I'm aware that talking about the weather is a terrible British conversational cliché, so I've been trying to avoid mentioning the weird apocalyptic storms we've been having lately out of a fear of looking even more boring than usual. But I've caved in, they are just too unusual - so unusual that in a country where the sensible take a raincoat and snowshoes out with them on a summer's day 'just in case' people are getting confused.
Firstly, it has been raining, really hard, like way more even than a normal British summer. The windscreen wipers have been on what is referred to in my family as 'holiday speed' pretty much everyday for a few weeks. Entire towns have submerged under the water, Sheffield, especially, seems to have done something really bad to incur the wrath of whatever deity was nearest - when we passed it both going to and coming from York this weekend it was blanketed by gigantic stormclouds and masked by a dirty bastard of a downpour.
As if that wasn't bad enough, this crappy weather, not content with just soaking northerners, has the tenacity to disturb us in London - a city where weather patterns have to check all weapons before entry and behave nicely. The road outside my house was a river the other day, it was washing away heaps of building materials from the innumerable extensions and garden projects that happen on this road in the summer. It must have been around a foot deep in places and formed big pools in hollows.
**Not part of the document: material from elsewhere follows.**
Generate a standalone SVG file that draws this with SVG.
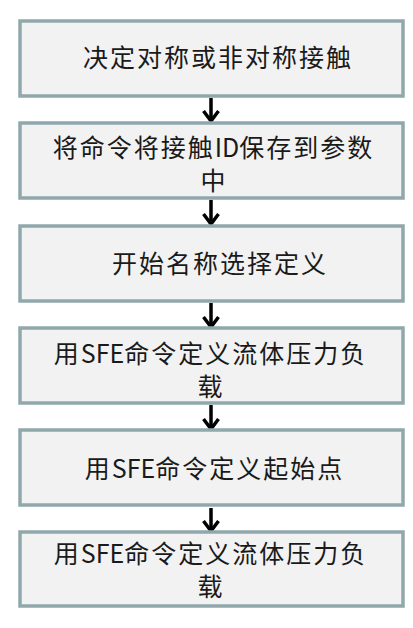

To cap this all off, we had a hailstorm. A big hailstorm. I'm not talking hailstones that sting your ears and scare cats, I'm talking hailstones the size of ping-pong balls that stripped the pointing off our walls, cracked the windscreen of our car and put some dents in the bodywork.
This clearly all wrong, extreme weather doesn't happen in London, it gets lost - forgets where it is going and just ends up dribbling on people. Poor innocent commuters were staring at each other on train platforms, their frightened eyes windows to panicked minds searching for long since atrophied vocabulary.
"eerm... very erm... moist?.. Crunchy?... weather we're having today? Eh? Clarence?"